Here, with the use of the letter “a” we have both an article that designates (“a woman”) and a prefix that negates (“a-woman”). Or, perhaps more accurately, the very act of defining is an act of erasing, the very mode of presentation defeats presentation.” Apart from postmodern cinematic techniques such as hyper-reality in ‘Ricky Deen’, a prominent technique the filmmaker effectively employs is multi-coding. Frank Bruke observes, “By this I mean all the ways in which a text is coded “beyond itself”: allusion, citation, collage, pastiche, etc. (The term “intertextuality” might be used, but its implications are much broader than the topic at hand.) This consummately modernist strategy, unpresents in a variety of ways. For one thing, it defeats the fetishism of unitary coding (collapsing all codes within a work into a master code: the “meaning of the work”) -fetishism which locks the consumer of the text into the presentation itself. Moreover, it gives and takes away at the same time.

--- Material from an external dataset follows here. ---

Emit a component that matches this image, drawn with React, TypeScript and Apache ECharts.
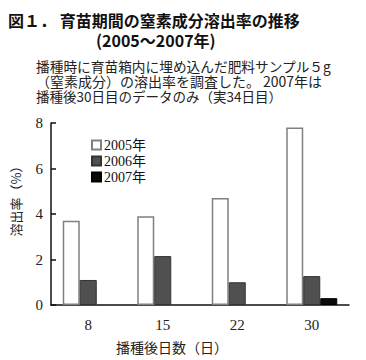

Time itself is unpresented. The present isn’t present but a series of references to a past, which itself fails to materialize. Simultaneously, this a-present and a-past, by being juxtaposed, are in effect spatialised and denied both their temporal nature and their linear or “narrative” comprehensibility. Finally, referentiality (the very technique that multiple coding employs) is unpresented -at the same time used and denied because the referent(s) cannot be recovered. ”In ‘Ricky Deen’, time is uncertain and narrative is fractured in a way that sychronises with the rapidly changing moods of the protagonist. In a broader perspective, ‘Ricky Deen’ is a short movie with a distinction and outstands for its unconventionality and going against the norms of the conventional filmmaking.